Cette inflexion s’explique principalement par le choix de certains opérateurs de ne pas redistribuer leurs résultats, préférant conserver leurs marges pour renforcer leurs fonds propres ou couvrir d’éventuelles fluctuations de marché. L’analyse des marges commerciales brutes au titre du premier trimestre 2025 permet d’apprécier ces écarts.
En moyenne, les opérateurs concernés dégagent une marge brute de 1,24 dirham par litre de gasoil vendu, et de 1,95 dirham pour l’essence. Ces niveaux traduisent une stabilité relative par rapport à l’année précédente, bien que la seconde moitié du trimestre ait été marquée par une érosion de ces marges, en particulier sur le gasoil.
Il faut dire que les chiffres consolidés montrent une évolution lente du marché avec une montée progressive de la concurrence et une recomposition partielle de l’offre. Le réseau des stations-service continue de s’étendre, tiré aussi bien par les opérateurs historiques que par de nouveaux entrants. À fin mars 2025, le Royaume compte 3.573 stations, dont 72% demeurent l’apanage de neuf sociétés.
La TVA impactée par la détente des cours mondiaux
Sur le plan fiscal, le premier trimestre affiche une augmentation sensible des recettes liées aux importations de carburant, avec un total de 6,86 milliards de dirhams (MMDH) collectés via la Taxe intérieure de consommation (TIC) et la TVA.

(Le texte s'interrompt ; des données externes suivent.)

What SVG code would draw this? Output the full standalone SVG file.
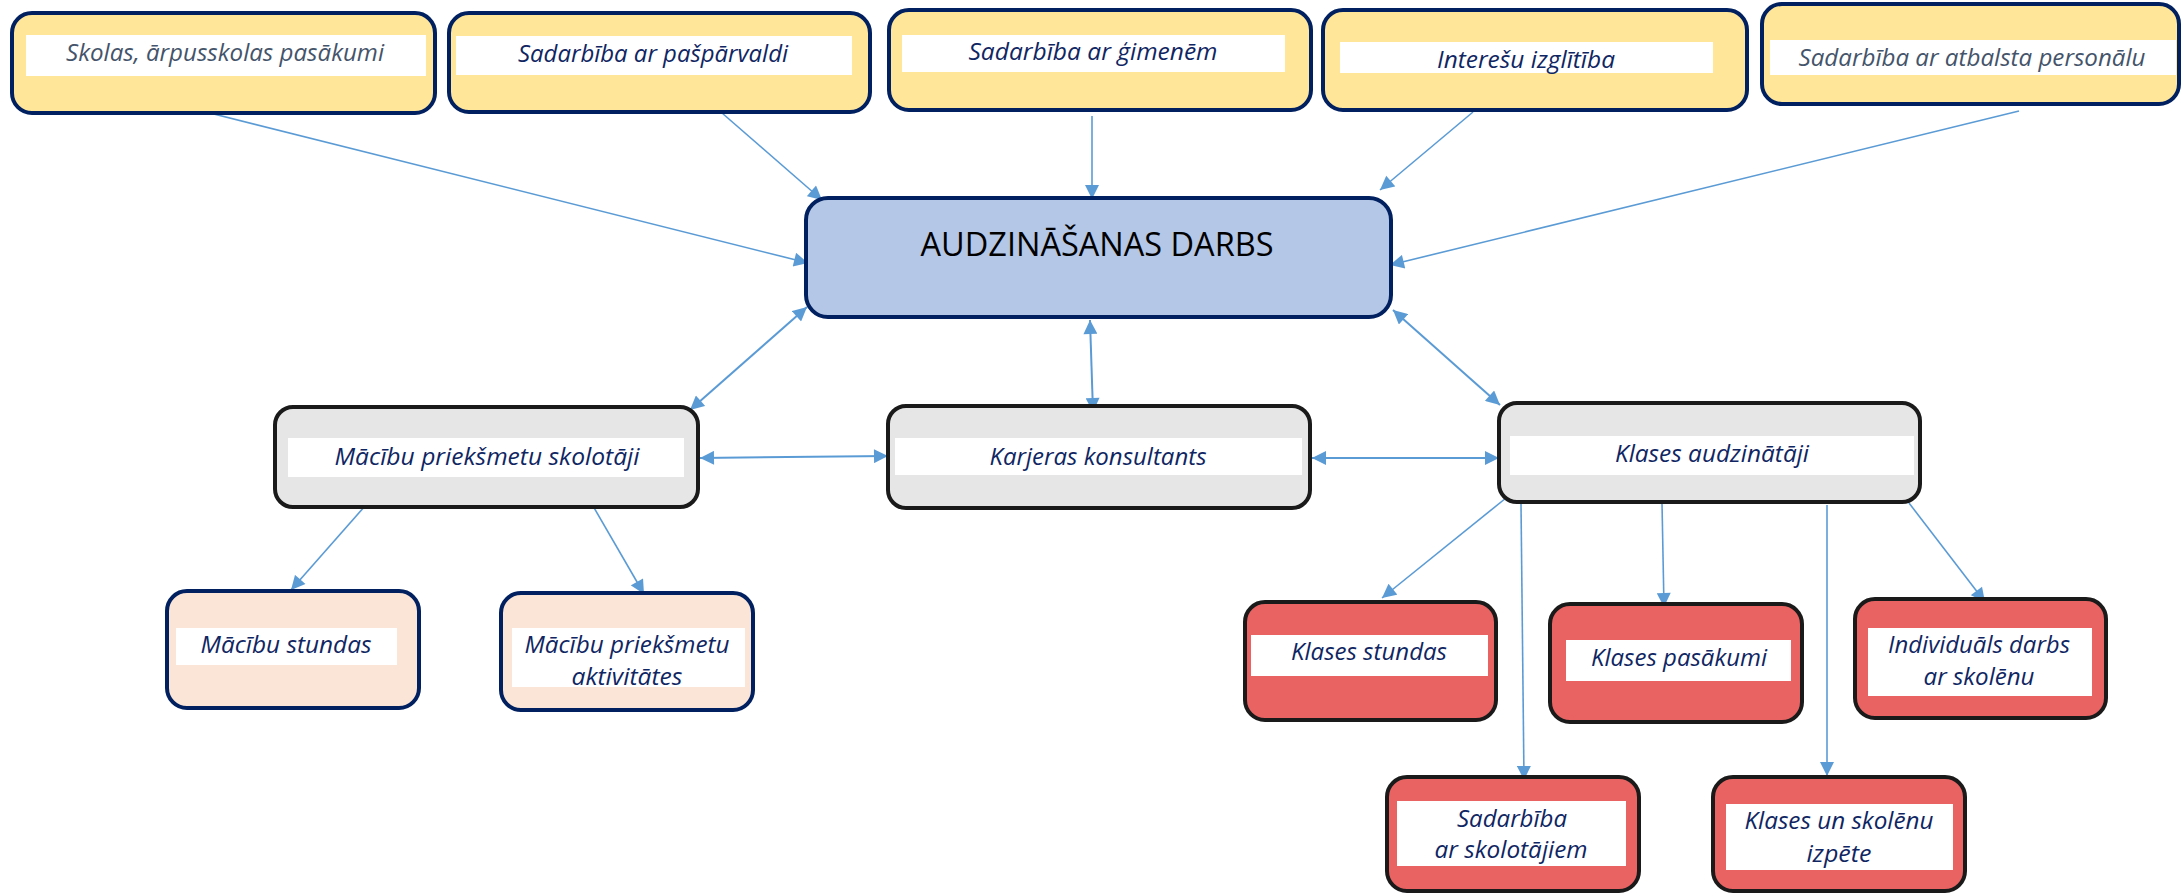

Cette progression de 6,4% par rapport à 2024 est principalement due à l’augmentation des volumes importés (+10%), atteignant environ 1,62 million de tonnes. Cependant, tandis que les recettes de la TIC augmentent significativement pour atteindre 5,13 MMDH (+10,3%), celles provenant de la TVA à l’importation baissent de 4% à 1,73 milliard, note dans sa dernière livraison le Conseil de la concurrence.
Cette baisse de la TVA est essentiellement liée à la diminution du coût global des importations due à la chute des cours mondiaux. Un facteur qui est de nature à réduire mécaniquement l’assiette fiscale, en dépit de l’appréciation des volumes.